Mintz and her team — the people of the celebrated nonprofit Project Pay It Forward — are taking it to the next level with their new newest endeavor, eGirl Power.
“Our eGirl Power program spun off of Project Pay It Forward, with a mission to bring awareness to gender equality and support girls’ education,” said Mintz, who is authoring a book for eGirl Power. “With Project Pay It Forward, our purpose is helping youth to improve self-esteem and confidence. Unfortunately, girls are affected more than boys by low self-esteem and a significant lack of confidence. With eGirl Power, we narrowed our focus to empower girls to improve their confidence, self-esteem and achieve their full potential.
“In our program, we incorporate several approaches that I like to call the 3 M’s. Multimedia provides an engaging platform to raise awareness of gender equality, and a fun and creative way for girls to express themselves. Second, mentorship provides guidance as girls meet role models and learn the possibilities for successful career paths and potential college majors. Lastly, the multiple intelligences provide the framework for girls to explore and identify their unique skills and talents — and learn how those strengths can be applied.”
Mintz had a fascinating upbringing. Her father, Steven, was a diplomat with USAID (United States Agency for International Development) — and as the daughter of a United States diplomat, she grew up traveling across the globe. The enriching experience of living around the world had a profound influence on her.
Growing up in different countries allowed her to see varying levels of gender disparity and gender inequality. She has now made it her life’s mission to help others.
“It’s been something instilled in me from a very young age. And I feel very fortunate that it was,” she said.
“My father was my role model. He dedicated his career to working to alleviate extreme global poverty. Because of his career, we lived in many different third world countries throughout Asia and Africa. Living in these countries, where you see so many children that don’t have the opportunities for education that we often take for granted in the United States, you really see the power of education to change lives.”
She learned “the value of an education and the importance of helping others” from her father, who passed away years ago.
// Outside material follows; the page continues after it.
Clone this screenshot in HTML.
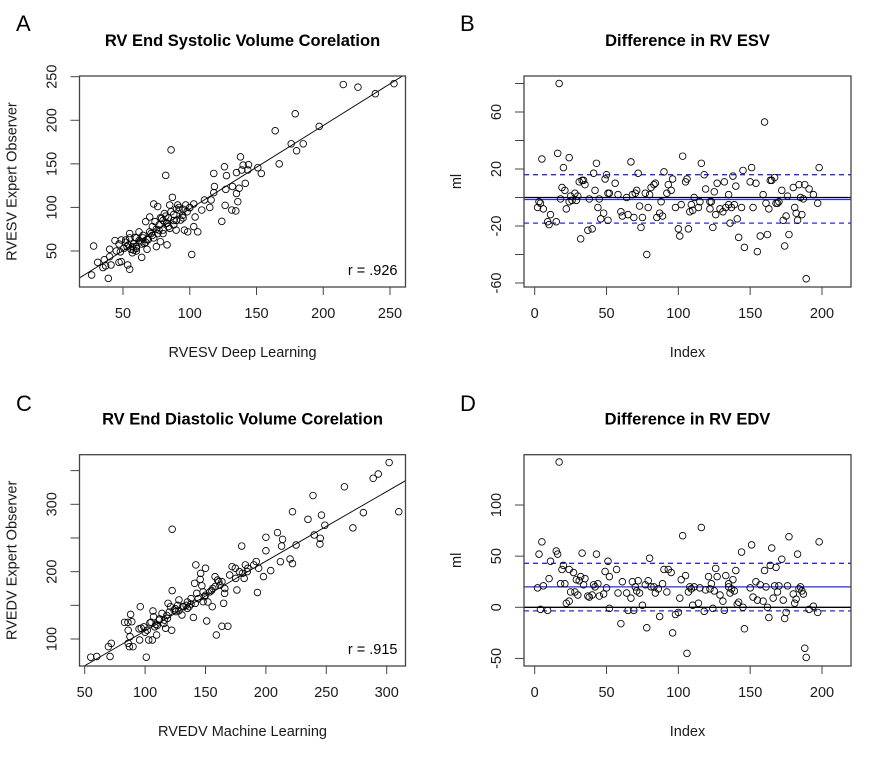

“It definitely has been something that’s always been an inherent part of my values and beliefs,” she said. “My father used to say to me, ‘How do you define success in a person?’ I think our society focuses a lot on superficial things to quantify success. But when I think about success, I think of somebody who is happy, fulfilled — and who is able to say they make a positive change in the world and other people’s lives. I define that as success. I got that from my dad.”
During her high school years, the Mintz family came back to the United States and settled in the Washington, D.C., area. She was on a “typical” career path until her father died — when she realized she wanted to build upon his legacy.
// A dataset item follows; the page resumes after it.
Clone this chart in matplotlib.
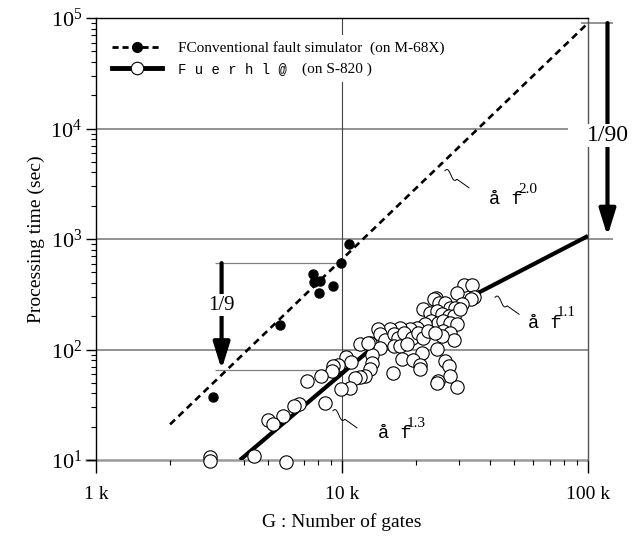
import numpy as np
import matplotlib
matplotlib.use("Agg")
import matplotlib.pyplot as plt
from matplotlib.lines import Line2D
from matplotlib.transforms import ScaledTranslation, IdentityTransform
from matplotlib.ticker import FixedLocator, FixedFormatter, LogLocator, NullFormatter

plt.rcParams["font.family"] = "Liberation Serif"
plt.rcParams["mathtext.fontset"] = "custom"
plt.rcParams["mathtext.rm"] = "Liberation Serif"

# conventional fault simulator (M-68X), filled dots
conv_gates = [10700, 9930, 7640, 7690, 8140, 9220, 8090, 5600, 3000]
conv_time = [906, 601, 481, 404, 418, 376, 327, 166, 37]

# new simulator (S-820), open circles
new_gates = [31300, 33800, 29300, 34400, 33400, 24100, 23700, 24700, 26200, 30800,
             27500, 28800, 21400, 22800, 24300, 25400, 27100, 28400, 30200, 23100,
             24600, 25800, 27500, 29300, 21800, 20100, 18900, 17200, 15700, 14000,
             13000, 14300, 15000, 16200, 16900, 17800, 19200, 20400, 21400, 22400,
             25800, 27500, 28600, 25400, 23900, 16200, 17200, 18300, 14300, 13200,
             11800, 12800, 24300, 21100, 17500, 19500, 20800, 20800, 13200, 13000,
             12400, 16100, 26200, 27100, 27500, 24600, 24300, 29300,
             10400, 10900, 9660, 9220, 9080, 8190, 7230, 11800, 11300, 10800,
             9880, 8560, 6690, 6380, 5740, 5020, 5260, 4400, 5900, 2910, 2910]
new_time = [382, 382, 323, 301, 285, 295, 285, 266, 266, 260,
            239, 239, 234, 215, 223, 208, 201, 201, 231, 181,
            175, 181, 175, 169, 169, 157, 152, 157, 152, 152,
            115, 137, 123, 137, 128, 142, 128, 142, 128, 147,
            147, 142, 121, 132, 142, 107, 107, 111, 104, 90,
            111, 115, 102, 93, 82, 81, 73, 66, 76, 66,
            57, 61, 78, 71, 58, 52, 50, 46,
            86, 77, 73, 71, 64, 58, 52, 56, 55, 45,
            44, 33, 32, 31, 25, 23, 21, 10.9, 9.5, 10.7, 9.7]

# fitted trend lines
fit_conv_gates = [2000, 100000]
fit_conv_time = [21, 90000]
fit_new_gates = [3850, 13300, 100000]
fit_new_time = [10, 104, 1065]

x_ticks = [1000, 10000, 100000]
x_labels = ["1 k", "10 k", "100 k"]

# speed-up ratios
ratio9_x, ratio9_top, ratio9_bottom = 3240, 605, 66
ratio90_x, ratio90_top, ratio90_bottom = 120000, 90000, 1065

# power-law labels: anchor of text, start of wavy leader
power_labels = [("2.0", (39600, 2080), (26200, 4150)),
                ("1.1", (57000, 158), (41900, 297)),
                ("1.3", (14000, 15.8), (9180, 27.9))]

GRID = "#808080"


def squiggle(ax, x0, y0, w=24, h=17):
    # little wavy leader line, drawn in pixels from a data anchor
    t = np.linspace(0, 1, 60)
    xs = w * t
    ys = -h * t + 3 * np.sin(4 * np.pi * t) * (t < 0.5)
    trans = ax.figure.dpi_scale_trans + ScaledTranslation(x0, y0, ax.transData)
    ax.add_line(Line2D(xs / 100, ys / 100, transform=trans, color="k", lw=0.7, clip_on=False))


fig = plt.figure(figsize=(6.43, 5.39), dpi=100)
ax = fig.add_axes([96 / 643, 1 - 460 / 539, 492 / 643, 442 / 539])
ax.set_xscale("log")
ax.set_yscale("log")

# grid pieces
ax.hlines(10, 902, 1e5, color="#999999", lw=1.8, clip_on=False, zorder=1)
ax.hlines(100, 1000, 1e5, color=GRID, lw=1.2, zorder=1)
ax.hlines(1000, 1000, 126000, color=GRID, lw=1.2, clip_on=False, zorder=1)
ax.hlines(1e4, 1000, 83000, color=GRID, lw=1.2, zorder=1)
ax.vlines(1e4, 10, 1e5, color="#444444", lw=0.8, zorder=1)

ax.plot(fit_conv_gates, fit_conv_time, color="k", lw=1.9, ls=(0, (2.6, 1.8)), zorder=3)
ax.plot(fit_new_gates, fit_new_time, color="k", lw=3, solid_capstyle="butt", zorder=3)
ax.plot(conv_gates, conv_time, "o", ms=6.5, color="k", zorder=4)
ax.plot(new_gates, new_time, "o", ms=9.6, mfc="w", mec="k", mew=0.8, ls="none",
        zorder=5, clip_on=False)

# 1/9 arrow
ax.hlines([ratio9_top, ratio9_bottom * 0.98], 3050, 10000, color=GRID, lw=0.9, zorder=2)
ax.annotate("", xy=(ratio9_x, ratio9_bottom), xytext=(ratio9_x, ratio9_top),
            arrowprops=dict(arrowstyle="-|>,head_length=0.8,head_width=0.25", lw=3,
                            color="k", mutation_scale=20, shrinkA=0, shrinkB=0))
ax.text(ratio9_x, 251, "1/9", ha="center", va="center", fontsize=15, zorder=6,
        bbox=dict(fc="w", ec="none", pad=1))

# 1/90 arrow
ax.hlines(ratio90_top, 93700, 126000, color=GRID, lw=1.2, clip_on=False, zorder=1)
ax.annotate("", xy=(ratio90_x, ratio90_bottom), xytext=(ratio90_x, ratio90_top),
            annotation_clip=False,
            arrowprops=dict(arrowstyle="-|>,head_length=0.8,head_width=0.25", lw=3,
                            color="k", mutation_scale=20, shrinkA=0, shrinkB=0,
                            clip_on=False))
ax.text(ratio90_x, 8630, "1/90", ha="center", va="center", fontsize=17, zorder=6,
        clip_on=False, bbox=dict(fc="w", ec="none", pad=1))

for expo, txt_xy, lead_xy in power_labels:
    ax.annotate("å f", xy=txt_xy, fontsize=13.5, family="Liberation Mono", va="baseline")
    ax.annotate(expo, xy=txt_xy, xytext=(21, 8), textcoords="offset points",
                fontsize=11, va="baseline")
    squiggle(ax, *lead_xy)

ax.set_xlim(1000, 1e5)
ax.set_ylim(10, 1e5)

ax.xaxis.set_major_locator(FixedLocator(x_ticks))
ax.xaxis.set_major_formatter(FixedFormatter(x_labels))
ax.xaxis.set_minor_locator(LogLocator(base=10, subs=np.arange(2, 10)))
ax.xaxis.set_minor_formatter(NullFormatter())
ax.yaxis.set_minor_locator(LogLocator(base=10, subs=np.arange(2, 10)))
ax.yaxis.set_minor_formatter(NullFormatter())
ax.tick_params(axis="x", which="major", direction="out", length=9, width=1, labelsize=14, pad=10)
ax.tick_params(axis="x", which="minor", direction="out", length=3.5, width=0.8)
ax.tick_params(axis="y", which="major", direction="out", length=7, width=1, labelsize=16, pad=3)
ax.tick_params(axis="y", which="minor", direction="out", length=3.5, width=0.8)

ax.spines["bottom"].set_visible(False)
ax.spines["right"].set_color("#555555")
for s in ["top", "left", "right"]:
    ax.spines[s].set_linewidth(1)

ax.set_xlabel("G : Number of gates", fontsize=14, labelpad=7)
ax.set_ylabel("Processing time (sec)", fontsize=14, labelpad=4)

handles = [Line2D([], [], color="k", lw=2, ls=(0, (2.2, 1.4)), marker="o", ms=7, mfc="k"),
           Line2D([], [], color="k", lw=3.5, marker="o", ms=9, mfc="w", mec="k", mew=0.8)]
labels = ["FConventional fault simulator  (on M-68X)", "F u e r h l @"]
leg = ax.legend(handles, labels, loc="upper left", bbox_to_anchor=(0.02, 0.9615),
                borderaxespad=0, borderpad=0.4, handlelength=3.3, handletextpad=1.0,
                labelspacing=0.45, fontsize=11, frameon=True, fancybox=False,
                edgecolor="none", facecolor="white", framealpha=1)
leg.set_zorder(7)
leg.get_texts()[1].set_family("Liberation Mono")
leg.get_texts()[1].set_fontsize(10)

fig.canvas.draw()
bb = leg.get_texts()[1].get_window_extent()
fig.text(bb.x1 + 15, (bb.y0 + bb.y1) / 2, "(on S-820 )", transform=IdentityTransform(),
         va="center", fontsize=11)

fig.savefig("out.png", dpi=100)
“His death devastated me,” she said. “It isn’t a grief you ever really get over. It becomes a part of your life.
“After he passed away, I decided to go into education to become a teacher. I had been doing graphic design and web design, which I had enjoyed. But when he died, it really made me stop and assess what I wanted to do with my life. I liked the creative aspect of what I was doing, but I realized I wanted to do something to make a difference like he did. So I went into teaching. I worked with disadvantaged youth at several Title I schools. Teaching is a lot of hard work, but the intrinsic rewards of helping children can’t be overstated. After teaching for several years, I left the classroom and founded my nonprofit organization — which is dedicated to supporting youth and education. I love what I do, and I’m able to reach out to even more youth than I could in just one classroom.”
While it wasn’t her first nonprofit program, Project Pay It Forward became Mintz’s first signature statement.
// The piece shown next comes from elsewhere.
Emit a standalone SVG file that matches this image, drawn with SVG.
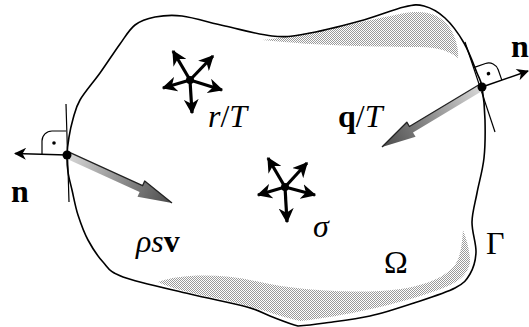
<svg xmlns="http://www.w3.org/2000/svg" width="529" height="327" viewBox="0 0 529 327">
<style>
.bd{fill:none;stroke:#000;stroke-width:1.6}
.tl{fill:none;stroke:#000;stroke-width:1.2}
.na{fill:none;stroke:#000;stroke-width:1.5}
.st{fill:none;stroke:#000;stroke-width:3.2}
.ra{fill:none;stroke:#000;stroke-width:1.2}
.t{font-family:"Liberation Serif","Times New Roman",serif;font-size:32px;fill:#000}
.i{font-style:italic}
.b{font-weight:bold}
</style>
<defs>
<pattern id="dots" width="2" height="2" patternUnits="userSpaceOnUse">
<rect width="2" height="2" fill="#fff"/>
<rect x="0" y="0" width="1" height="1" fill="#9a9a9a"/>
<rect x="1" y="1" width="1" height="1" fill="#9a9a9a"/>
</pattern>
<marker id="ah" viewBox="0 0 12 12" refX="11" refY="6" markerWidth="15" markerHeight="15" markerUnits="userSpaceOnUse" orient="auto">
<path d="M0,0 L12,6 L0,12 L3.5,6 Z" fill="#000"/>
</marker>
<marker id="ahs" viewBox="0 0 12 12" refX="11" refY="6" markerWidth="13" markerHeight="12" markerUnits="userSpaceOnUse" orient="auto">
<path d="M0,0 L12,6 L0,12 L3.5,6 Z" fill="#000"/>
</marker>
<linearGradient id="g1" gradientUnits="userSpaceOnUse" x1="67" y1="155" x2="172" y2="203">
<stop offset="0" stop-color="#d8d8d8"/>
<stop offset="1" stop-color="#4a4a4a"/>
</linearGradient>
<linearGradient id="g2" gradientUnits="userSpaceOnUse" x1="482" y1="87" x2="382" y2="147">
<stop offset="0" stop-color="#d8d8d8"/>
<stop offset="1" stop-color="#4a4a4a"/>
</linearGradient>
</defs>

<g id="region">
<path d="M262,40 C300,36 350,24 400,14 C425,9 440,14 450,28 C456,38 459,50 458,58 C450,52 440,47 420,47 C380,47 320,46 262,40 Z" fill="url(#dots)"/>
<path d="M158,282 C180,274 220,273 260,282 C290,289 340,293 380,291 C420,289 445,278 455,265 C462,254 462,240 463,230 C467,240 470,252 470,262 C468,275 458,283 438,290 C400,304 340,317 300,321 C280,317 260,308 220,299 C190,293 170,288 158,282 Z" fill="url(#dots)"/>
<path class="bd" d="M67,155 C67.2,149.2 68,143 69,137 S71.2,125.2 73,119 S75.5,107.7 80,100 S93.3,82.3 100,73 S114.2,52 120,44 S129.2,29.5 135,25 S147.2,18.5 155,17 S170.3,14.5 182,16 S210,22.7 225,26 S258.7,34.7 272,36 S290.3,36.5 305,34 S343.5,25.5 360,21 S393.3,9.5 404,7 S417.2,4.2 424,6 S438.3,11.8 445,18 S458.7,33.8 464,43 S474,65.7 477,73 S480.7,79.2 482,87 S484.7,108.2 485,120 S485.3,145.8 484,158 S479,182.3 477,193 S472.2,212.2 472,222 S476.3,243.3 476,252 S473.5,268 470,274 S464.3,283.2 455,288 S428.2,298.3 414,303 S384.8,312.7 370,316 S337,321.3 325,323 S306,325.5 298,326 C290,324 278.5,319.2 270,316 S260.3,310.7 247,307 S210.7,299 190,294 S137.5,282.3 123,277 S108.8,268.2 103,262 S92.2,247.8 88,240 S80.7,223.3 78,215 S73.7,197.2 72,190 S68.8,177.8 68,172 S66.8,160.8 67,155 Z"/>
</g>

<g id="source-r">
<g class="st" marker-end="url(#ah)">
<line x1="190" y1="80" x2="173" y2="51"/>
<line x1="190" y1="80" x2="213" y2="56"/>
<line x1="190" y1="80" x2="163" y2="88"/>
<line x1="190" y1="80" x2="222" y2="90"/>
<line x1="190" y1="80" x2="192" y2="113"/>
</g>
<circle cx="190" cy="80" r="4" fill="#000"/>
<text class="t" x="208" y="127"><tspan class="i">r</tspan>/<tspan class="i">T</tspan></text>
</g>

<g id="source-sigma">
<g class="st" marker-end="url(#ah)">
<line x1="285" y1="187" x2="268" y2="158"/>
<line x1="285" y1="187" x2="307" y2="163"/>
<line x1="285" y1="187" x2="258" y2="195"/>
<line x1="285" y1="187" x2="315" y2="195"/>
<line x1="285" y1="187" x2="287" y2="222"/>
</g>
<circle cx="285" cy="187" r="4" fill="#000"/>
<text class="t i" x="313" y="237">σ</text>
</g>

<g id="left-point">
<line class="tl" x1="66" y1="104" x2="69" y2="202"/>
<path class="ra" d="M42,154 V141 A10,10 0 0 1 52,131 H66"/>
<circle cx="54" cy="143" r="1.8" fill="#000"/>
<line class="na" x1="67" y1="155" x2="15" y2="153.5" marker-end="url(#ahs)"/>
<path d="M68.5,151.8 L142.6,185.7 L144.7,181 L172,203 L137.5,196.8 L139.6,192.1 L65.5,158.2 Z" fill="url(#g1)"/>
<path d="M68.5,151.8 L142.6,185.7 L144.7,181 L172,203" fill="none" stroke="#222" stroke-width="1.3" stroke-linejoin="round"/>
<circle cx="67" cy="155" r="4.5" fill="#000"/>
<text class="t b" x="11" y="202">n</text>
<text class="t" x="136" y="252"><tspan class="i">ρs</tspan><tspan class="b">v</tspan></text>
</g>

<g id="right-point">
<line class="tl" x1="465" y1="42" x2="495" y2="132"/>
<g transform="translate(482,87) rotate(-19.2)">
<path class="ra" d="M0,-21 H11 A10,10 0 0 1 21,-11 V0"/>
<circle cx="10.5" cy="-10.5" r="1.8" fill="#000"/>
</g>
<line class="na" x1="482" y1="87" x2="528" y2="71" marker-end="url(#ahs)"/>
<path d="M480.2,84 L409.4,126.5 L406.8,122.2 L382,147 L415.6,136.8 L413,132.5 L483.8,90 Z" fill="url(#g2)"/>
<path d="M480.2,84 L409.4,126.5 L406.8,122.2 L382,147" fill="none" stroke="#222" stroke-width="1.3" stroke-linejoin="round"/>
<circle cx="482" cy="87" r="4.5" fill="#000"/>
<text class="t b" x="511" y="57">n</text>
<text class="t" x="338" y="127"><tspan class="b">q</tspan>/<tspan class="i">T</tspan></text>
</g>

<g id="labels">
<text class="t" x="384" y="273">Ω</text>
<text class="t" x="486" y="254">Γ</text>
</g>
</svg>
The mission of Project Pay It Forward is to encourage the youth to make a positive change by applying their special skills, unique talents and passions to make a difference in their community. Mintz said that when you inspire and encourage youth to volunteer and pay it forward, there are many benefits to the community. But the benefit to the actual child who is volunteering and assisting others helps to improve their self-esteem and confidence and instills a sense of belonging in the community.
eGirl Power is the logical next step in the process for Mintz. What makes the project unique is the multimedia manner in which it will be presented. Over the next year, her book will be followed by a graphic novel — which will be followed by an animated film. Mintz likes to refer to all of this as edutainment.
“The purpose of the book is to raise awareness in a fun and engaging way,” she said. “The MI9 Team is a group of superheroes who are all very passionate about different social causes, and they each represent one of the nine multiple intelligences. While the team is a mix of male and female characters, I wanted female superheroes to embody strength in specific areas where there remains a gender gap. So the experts of the team in STEM and sports are strong, confident women. And the leader of the team is a female who cares deeply about gender equality and supporting girl’s education, having overcome a lot of gender discrimination herself.”
“All of the characters have struggled through a variety of obstacles and problems, and so between that and the multiple intelligences, there are qualities in these superheroes that all young people to relate to.
These superheroes also go up against their adversaries, who characterize some very negative qualities, while the MI9 Team members represent positive character traits.”
The graphic novel is set to launch in October.
“The graphic novel is going to focus on two main characters in particular,” Mintz said. “Two sisters who are separated as children and wind up on drastically different paths in life, and the key factor in this difference is education. We see a lot of changes in their relationship, and a lot of internal changes and conflicts within themselves.”
Also in the works is an animated movie that will bring life to the story — an adaptation of the book, with the superheroes coming to life.
“I’m very blessed to be able to focus all of my energy and time on something I’m truly passionate about,” Mintz said. “eGirl Power focuses on supporting girls’ education and gender equality, which is so important.”